Back to our Convention: Speakers at our Aluminum Spotlight offered very conservative outlooks for aluminum based on negative demand prospects matched against the conspicuous overhang of primary metal. John Tumazos, Very Independent Research, said he’s forecasting LME cash to average 63¢/lb this year and 70¢ next year. William Adams, Basemetals.com, is looking at an average this year that’s closer to 59¢/lb. Last year, LME cash averaged $1.17.
Latest on the domestic market for aluminum scrap finds limited demand from the diecasters and a ready supply of scrap…current indications place old sheet and cast at 41¢/lb and 43¢/lb, respectively, with painted siding at 45¢/lb and MLCs at 49¢/lb, delivered Midwest. 380 alloy is said to be commanding
delivered prices in the “high” 60s¢/lb /lb as secondary aluminum smelters lament the poor business environment…
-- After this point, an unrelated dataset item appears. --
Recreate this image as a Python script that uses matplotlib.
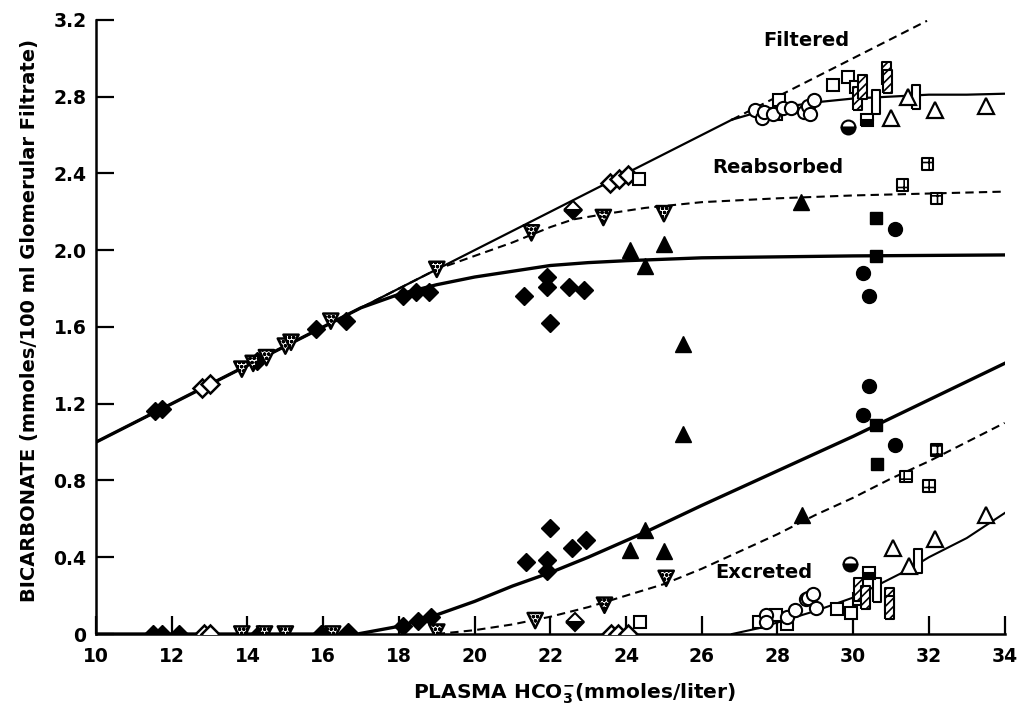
import matplotlib
matplotlib.use('Agg')
import matplotlib.pyplot as plt

plt.rcParams['font.family'] = 'DejaVu Sans'
plt.rcParams['font.weight'] = 'bold'
plt.rcParams['hatch.linewidth'] = 1.2

# ---- curves ----
filt_solid_x = [10, 26.8]
filt_solid_y = [1.0, 2.68]
filt_dash_x = [26.8, 31.95]
filt_dash_y = [2.68, 3.195]
filt_top_x = [26.8, 27.5, 28, 29, 30, 31, 32, 33, 34]
filt_top_y = [2.68, 2.72, 2.74, 2.77, 2.79, 2.80, 2.81, 2.81, 2.815]

reab_dash_x = [10, 19.0, 20, 21, 21.5, 22, 22.6, 23.5, 24.5, 26, 28, 30, 32, 34]
reab_dash_y = [1.0, 1.90, 1.97, 2.04, 2.08, 2.12, 2.16, 2.19, 2.22, 2.25, 2.27, 2.285, 2.295, 2.305]

reab_solid_x = [10, 16.3, 17, 18, 19, 20, 21, 22, 23, 24, 26, 28, 30, 34]
reab_solid_y = [1.0, 1.63, 1.70, 1.77, 1.82, 1.86, 1.89, 1.92, 1.935, 1.945, 1.96, 1.965, 1.97, 1.975]

exc_solid_x = [10, 16.9, 18, 19, 20, 21, 22, 23, 24.5, 26, 28, 30, 32, 34]
exc_solid_y = [0, 0, 0.04, 0.10, 0.17, 0.25, 0.32, 0.40, 0.53, 0.67, 0.85, 1.03, 1.22, 1.41]

exc_dash_x = [19, 20, 21, 22, 23, 24, 25, 26, 27, 28, 29, 30, 31, 32, 33, 34]
exc_dash_y = [0, 0.02, 0.05, 0.09, 0.14, 0.20, 0.26, 0.34, 0.43, 0.52, 0.62, 0.71, 0.81, 0.90, 1.0, 1.1]

exc_thin_x = [26.8, 27.5, 28, 29, 30, 31, 31.5, 32, 33, 34]
exc_thin_y = [0, 0.03, 0.06, 0.12, 0.19, 0.29, 0.34, 0.40, 0.50, 0.63]

# ---- data points ----
fd_x = [11.55, 11.75, 14.25, 15.8, 16.6, 18.1, 18.45, 18.8, 21.3, 21.9, 21.9, 22.5, 22.9, 22.0,
        11.5, 11.75, 12.2, 14.3, 15.95, 16.65, 18.1, 18.5, 18.85, 21.35, 21.9, 21.9, 22.0, 22.56, 22.95]
fd_y = [1.16, 1.17, 1.42, 1.59, 1.63, 1.76, 1.78, 1.78, 1.76, 1.81, 1.86, 1.81, 1.79, 1.62,
        0, 0, 0, 0, 0, 0.01, 0.04, 0.07, 0.09, 0.375, 0.385, 0.33, 0.55, 0.45, 0.49]

od_x = [12.8, 13.0, 23.57, 23.81, 24.05, 12.85, 13.0, 23.6, 23.8, 24.05]
od_y = [1.28, 1.30, 2.35, 2.37, 2.39, 0, 0, 0, 0, 0]

sv_x = [13.85, 14.15, 14.5, 15.0, 15.15, 16.2, 19.0, 21.5, 23.4, 25.0,
        13.85, 14.45, 15.0, 16.25, 19.0, 21.6, 23.43, 25.06]
sv_y = [1.38, 1.41, 1.44, 1.50, 1.52, 1.63, 1.90, 2.09, 2.17, 2.19,
        0, 0, 0, 0, 0.01, 0.07, 0.15, 0.29]

dd_x = [22.6, 22.65]
dd_y = [2.21, 0.06]

os_x = [24.33, 24.36, 27.95, 28.05, 29.46, 29.85, 30.08, 30.15, 29.95, 29.56, 28.24, 27.97, 27.52]
os_y = [2.37, 0.06, 2.71, 2.78, 2.86, 2.90, 2.85, 0.18, 0.11, 0.13, 0.05, 0.10, 0.06]

oc_x = [27.4, 27.6, 27.65, 27.87, 28.14, 28.37, 28.7, 28.8, 28.85, 28.97,
        27.7, 27.7, 28.24, 28.45, 28.76, 28.8, 28.95, 29.03]
oc_y = [2.73, 2.69, 2.72, 2.71, 2.74, 2.74, 2.72, 2.75, 2.71, 2.78,
        0.10, 0.06, 0.09, 0.125, 0.18, 0.19, 0.21, 0.135]

hr_x = [30.12, 30.25, 30.88, 30.9, 30.15, 30.33, 30.95, 30.95]
hr_y = [2.79, 2.85, 2.92, 2.88, 0.23, 0.19, 0.18, 0.14]

orr_x = [30.6, 31.67, 31.7, 30.63]
orr_y = [2.77, 2.80, 0.38, 0.23]

ot_x = [31.45, 31.0, 32.15, 33.5, 33.5, 32.17, 31.05, 31.47]
ot_y = [2.80, 2.69, 2.73, 2.75, 0.62, 0.495, 0.45, 0.355]

ft_x = [24.1, 25.0, 24.5, 25.5, 25.5, 24.1, 24.5, 25.0, 28.63, 28.66]
ft_y = [2.0, 2.03, 1.92, 1.51, 1.04, 0.44, 0.54, 0.43, 2.25, 0.62]

fc_x = [31.1, 30.25, 30.43, 30.43, 30.27, 31.1]
fc_y = [2.11, 1.88, 1.76, 1.29, 1.14, 0.985]

fs_x = [30.6, 30.6, 30.6, 30.63]
fs_y = [2.17, 1.97, 1.09, 0.885]

hc_x = [29.85, 29.92]
hc_y = [2.64, 0.365]

hs_x = [30.37, 30.42]
hs_y = [2.68, 0.32]

ss_x = [31.96, 31.3, 32.2, 32.2, 31.4, 32.0]
ss_y = [2.45, 2.34, 2.27, 0.96, 0.82, 0.77]

x_ticks = [10, 12, 14, 16, 18, 20, 22, 24, 26, 28, 30, 32, 34]
y_ticks = [0, 0.4, 0.8, 1.2, 1.6, 2.0, 2.4, 2.8, 3.2]
y_ticklabels = ['0', '0.4', '0.8', '1.2', '1.6', '2.0', '2.4', '2.8', '3.2']

fig = plt.figure(figsize=(10.22, 7.08), dpi=100)
ax = fig.add_axes([0.094, 0.1045, 0.889, 0.8675])
ax.set_xlim(10, 34)
ax.set_ylim(0, 3.2)

# curves
dash = (0, (4, 2.5))
ax.plot(filt_solid_x, filt_solid_y, 'k-', lw=1.6, zorder=2)
ax.plot(filt_dash_x, filt_dash_y, color='k', ls=dash, lw=1.5, zorder=2)
ax.plot(filt_top_x, filt_top_y, 'k-', lw=1.6, zorder=2)
ax.plot(reab_dash_x, reab_dash_y, color='k', ls=dash, lw=1.5, zorder=2)
ax.plot(reab_solid_x, reab_solid_y, 'k-', lw=2.4, zorder=2)
ax.plot(exc_solid_x, exc_solid_y, 'k-', lw=2.4, zorder=2)
ax.plot(exc_dash_x, exc_dash_y, color='k', ls=dash, lw=1.5, zorder=2)
ax.plot(exc_thin_x, exc_thin_y, 'k-', lw=1.5, zorder=2)

# markers
ax.plot(fd_x, fd_y, 'D', ms=9.5, mfc='k', mec='k', ls='none', zorder=3)
ax.plot(od_x, od_y, 'D', ms=9.5, mfc='w', mec='k', mew=1.8, ls='none', zorder=3)
ax.scatter(sv_x, sv_y, marker='v', s=120, facecolor='w', edgecolor='k', hatch='oooo', lw=1.8, zorder=3)
ax.plot(dd_x, dd_y, 'D', ms=9.5, mfc='k', mec='k', fillstyle='bottom', mfcalt='w', mew=1.5, ls='none', zorder=3)
ax.plot(os_x, os_y, 's', ms=9, mfc='w', mec='k', mew=1.5, ls='none', zorder=3)
ax.plot(oc_x, oc_y, 'o', ms=9.5, mfc='w', mec='k', mew=1.5, ls='none', zorder=3)
rect = [(-0.38, -1), (0.38, -1), (0.38, 1), (-0.38, 1), (-0.38, -1)]
ax.scatter(hr_x, hr_y, marker=rect, s=280, facecolor='w', edgecolor='k', hatch='////', lw=1.5, zorder=3)
ax.scatter(orr_x, orr_y, marker=rect, s=280, facecolor='w', edgecolor='k', lw=1.5, zorder=3)
ax.plot(ot_x, ot_y, '^', ms=11, mfc='w', mec='k', mew=1.6, ls='none', zorder=3)
ax.plot(ft_x, ft_y, '^', ms=11, mfc='k', mec='k', ls='none', zorder=3)
ax.plot(fc_x, fc_y, 'o', ms=10, mfc='k', mec='k', ls='none', zorder=3)
ax.plot(fs_x, fs_y, 's', ms=9, mfc='k', mec='k', ls='none', zorder=3)
ax.plot(hc_x, hc_y, 'o', ms=10, mfc='k', mec='k', fillstyle='bottom', mfcalt='w', mew=1.5, ls='none', zorder=3)
ax.plot(hs_x, hs_y, 's', ms=8.5, mfc='k', mec='k', fillstyle='bottom', mfcalt='w', mew=1.5, ls='none', zorder=3)
ax.scatter(ss_x, ss_y, marker='s', s=70, facecolor='w', edgecolor='k', hatch='++', lw=1.5, zorder=3)

# labels on curves
ax.text(28.76, 3.09, 'Filtered', fontsize=14, fontweight='bold', ha='center', va='center')
ax.text(28.0, 2.43, 'Reabsorbed', fontsize=14, fontweight='bold', ha='center', va='center')
ax.text(27.65, 0.32, 'Excreted', fontsize=14, fontweight='bold', ha='center', va='center')

# axes styling
for side in ['top', 'right']:
    ax.spines[side].set_visible(False)
ax.spines['left'].set_linewidth(1.8)
ax.spines['bottom'].set_linewidth(1.8)
ax.set_xticks(x_ticks)
ax.set_yticks(y_ticks)
ax.set_yticklabels(y_ticklabels)
ax.tick_params(direction='in', length=13, width=1.6, labelsize=13.5)
ax.tick_params(axis='x', pad=9)
ax.tick_params(axis='y', pad=7)
for lbl in ax.get_xticklabels() + ax.get_yticklabels():
    lbl.set_fontweight('bold')

ax.set_xlabel(r'PLASMA HCO$_\mathbf{3}^{\mathbf{-}}$(mmoles/liter)', fontsize=14.5, fontweight='bold')
ax.xaxis.set_label_coords(0.527, -0.078)
ax.set_ylabel('BICARBONATE (mmoles/100 ml Glomerular Filtrate)', fontsize=14, fontweight='bold')
ax.yaxis.set_label_coords(-0.063, 0.51)

fig.savefig('out.png', dpi=100)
Robin Bhar, Calyon, offered forecasts for both lead and zinc at our animated Lead & Zinc Spotlight session. As for lead, he sees LME cash averaging 49.9¢/lb this year along with a global refined surplus of 160,000 metric tons, far greater than what the ILZSG is forecasting. Zinc, meanwhile is expected to average 54.4¢/lb also along with a larger global surplus than was recently estimated by ILZSG (>260,000 metric tons). Spot lead and zinc are up 42% and 56%, respectively, since the end of 2008; last year, LME cash lead and zinc averaged 95¢/lb and 85¢/lb, respectively.